Mankind has been using light to tell the time since the days of ancient Egypt. While early shadow clocks and sundials utilized light and shadow, a new clock was developed in 1970 that displayed the time using coloured artificial light generated by rotating polarization filters.
It has been said that if you ask an engineer the time, he will tell you how to build a clock. What do you suppose would happen if you asked a condensed matter physicist whose friend was an architect? You would end up with an Aurora Clock.
The Aurora was conceived in early 1970 by ex-NASA physicist Jordan Kirsch and architect Jim Hamilton, who had just completed design work on the passenger cabin of the McDonnell Douglas DC-10. The clock was born of necessity; NASA announced it would soon be closing the research facility that employed Jordan “Jay” Kirsch. Entrepreneurial by nature, Jay decided to team with Jim Hamilton and come up with marketable consumer product that would reflect their complementary skills.
Their goal was a product of exceptional design, hopefully one that would might find a place of honour in a museum collection. Their first attempts led them in the direction of liquid crystal displays and fibre optics as rapid strides were being made in both technologies. NASA in fact had used fibre optics for image transmission on Apollo space missions.
Fate intervened however as the Polaroid Corporation headquarters just happened to be located across the street from NASA’s Electronic Research Center. Once Jay and Jim began experimenting with samples of the firm’s proprietary polarizing and optical retarding materials, the basic concept for the Aurora was born.
Encased in a tubular housing of polished aluminium, the final design utilized a pair of polarizing sheets separated by a set of birefringent filters, one of which would continuously rotate. The hands were constructed of birefringent material of a complementary retardance value, insuring that they transmitted a colour varying from that of the clock face at any given time.
As a result of the revolving filters, each minute the clock face, handset and large seconds dot cycle through a wide spectrum of contrasting colour.

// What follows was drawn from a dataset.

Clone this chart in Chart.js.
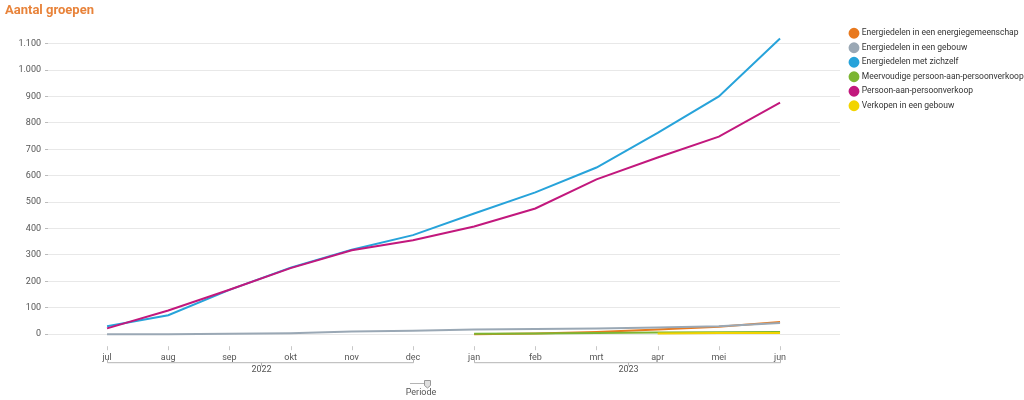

As was the custom for the era, the clock maintains accurate time thorough the utilization of a synchronous electric drive motor locked to the AC frequency of household supply current.
Looking to develop a market for the clock, Jay brought their prototype to the Georg Jensen shop on Madison Avenue in New York. Impressed with the clock, the store manager recommended that Jay present the design to Tommy Hodges at Rathcon, Inc., whose firm was already manufacturing a light-display clock, the Orbita. Jay flew down to Rathcon’s Dallas headquarters the following day.
Rathcon proceeded to beginning tooling up for manufacture of the clock and simultaneously retained the design team of Al Corchia and Rudolph de Harak to refine the case design. The final product was then introduced to the public as the Rathcon Spectrum.
Uneasy over the manufacturing quality of the Rathcon clocks, Kirsch and Hamilton soon took over responsibility for production, whereupon the clock became the Kirsch/Hamilton Aurora.
The designers of the Aurora met their goal of developing a product of admirable design quality, and the clock was an instant hit. It was spotlighted in the Museum of Modern Art’s annual design catalogue, enjoyed pride of place in the homes of Mel Tormé and Frank Sinatra, and over the years original examples have been fought over in a number of high-profile divorce proceedings.